:: WRITTEN INSTRUCTION ::
Scan the lines and state how many carry "chart". Leave out everything but the number.

:: DATA SHOWN ::
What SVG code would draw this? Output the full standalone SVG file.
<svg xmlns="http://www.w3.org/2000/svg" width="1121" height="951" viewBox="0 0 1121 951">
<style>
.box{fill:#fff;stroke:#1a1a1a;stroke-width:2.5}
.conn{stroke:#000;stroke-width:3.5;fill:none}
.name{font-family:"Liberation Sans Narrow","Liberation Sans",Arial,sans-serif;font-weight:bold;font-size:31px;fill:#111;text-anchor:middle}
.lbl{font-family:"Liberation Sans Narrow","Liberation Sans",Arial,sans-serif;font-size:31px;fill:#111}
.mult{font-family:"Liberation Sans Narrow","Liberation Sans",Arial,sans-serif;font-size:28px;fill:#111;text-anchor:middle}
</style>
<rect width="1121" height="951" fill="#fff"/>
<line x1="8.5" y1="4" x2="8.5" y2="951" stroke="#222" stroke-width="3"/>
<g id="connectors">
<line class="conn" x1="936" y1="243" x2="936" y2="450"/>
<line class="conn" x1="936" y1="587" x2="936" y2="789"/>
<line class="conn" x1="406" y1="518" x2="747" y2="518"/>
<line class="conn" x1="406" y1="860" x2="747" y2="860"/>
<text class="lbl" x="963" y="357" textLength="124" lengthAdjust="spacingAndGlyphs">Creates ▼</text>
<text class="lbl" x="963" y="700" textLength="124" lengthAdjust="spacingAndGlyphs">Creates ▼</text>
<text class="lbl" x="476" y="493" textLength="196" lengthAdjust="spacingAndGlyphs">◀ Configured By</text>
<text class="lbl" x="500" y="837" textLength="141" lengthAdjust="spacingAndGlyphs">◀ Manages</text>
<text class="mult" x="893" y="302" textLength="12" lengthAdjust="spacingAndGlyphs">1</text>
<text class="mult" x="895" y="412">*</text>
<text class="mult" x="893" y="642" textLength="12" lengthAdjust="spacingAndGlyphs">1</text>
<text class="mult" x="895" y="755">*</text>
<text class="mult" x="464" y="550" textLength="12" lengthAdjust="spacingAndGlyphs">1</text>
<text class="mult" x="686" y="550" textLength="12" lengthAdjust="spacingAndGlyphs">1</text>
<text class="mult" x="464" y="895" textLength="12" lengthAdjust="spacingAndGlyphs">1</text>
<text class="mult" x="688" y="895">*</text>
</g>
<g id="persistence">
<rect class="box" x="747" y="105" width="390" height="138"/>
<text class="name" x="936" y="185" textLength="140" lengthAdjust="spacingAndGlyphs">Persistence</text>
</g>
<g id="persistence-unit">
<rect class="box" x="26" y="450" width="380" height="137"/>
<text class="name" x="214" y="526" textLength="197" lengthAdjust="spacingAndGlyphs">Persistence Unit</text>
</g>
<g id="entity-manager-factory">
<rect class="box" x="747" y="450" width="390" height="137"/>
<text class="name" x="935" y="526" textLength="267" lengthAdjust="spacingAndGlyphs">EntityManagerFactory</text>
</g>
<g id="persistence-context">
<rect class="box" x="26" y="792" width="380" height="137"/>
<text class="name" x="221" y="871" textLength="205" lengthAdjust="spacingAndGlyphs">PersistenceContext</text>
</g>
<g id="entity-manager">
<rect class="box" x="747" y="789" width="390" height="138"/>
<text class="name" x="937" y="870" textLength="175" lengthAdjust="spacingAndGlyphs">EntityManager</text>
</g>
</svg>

--

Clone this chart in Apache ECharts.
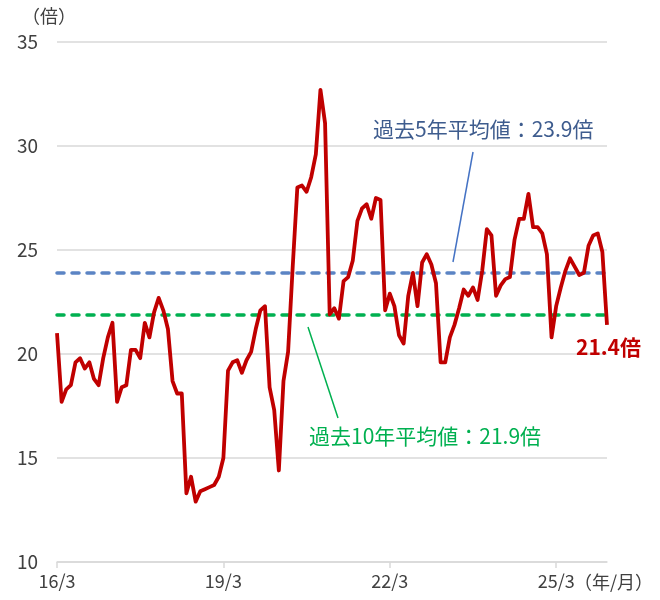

...

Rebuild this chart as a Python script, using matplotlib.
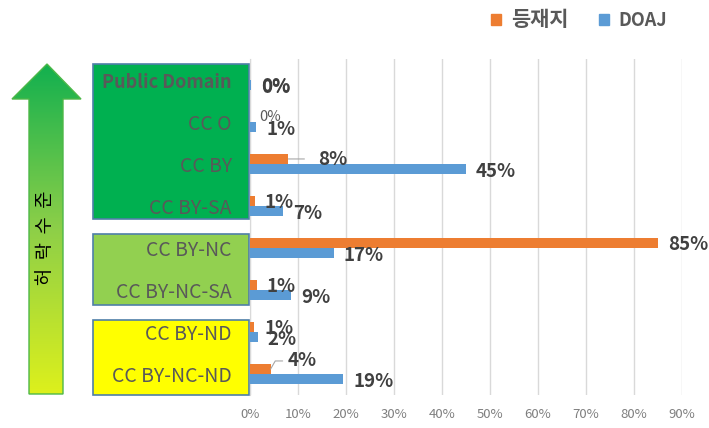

:: THE COMPLETED TASK ::
2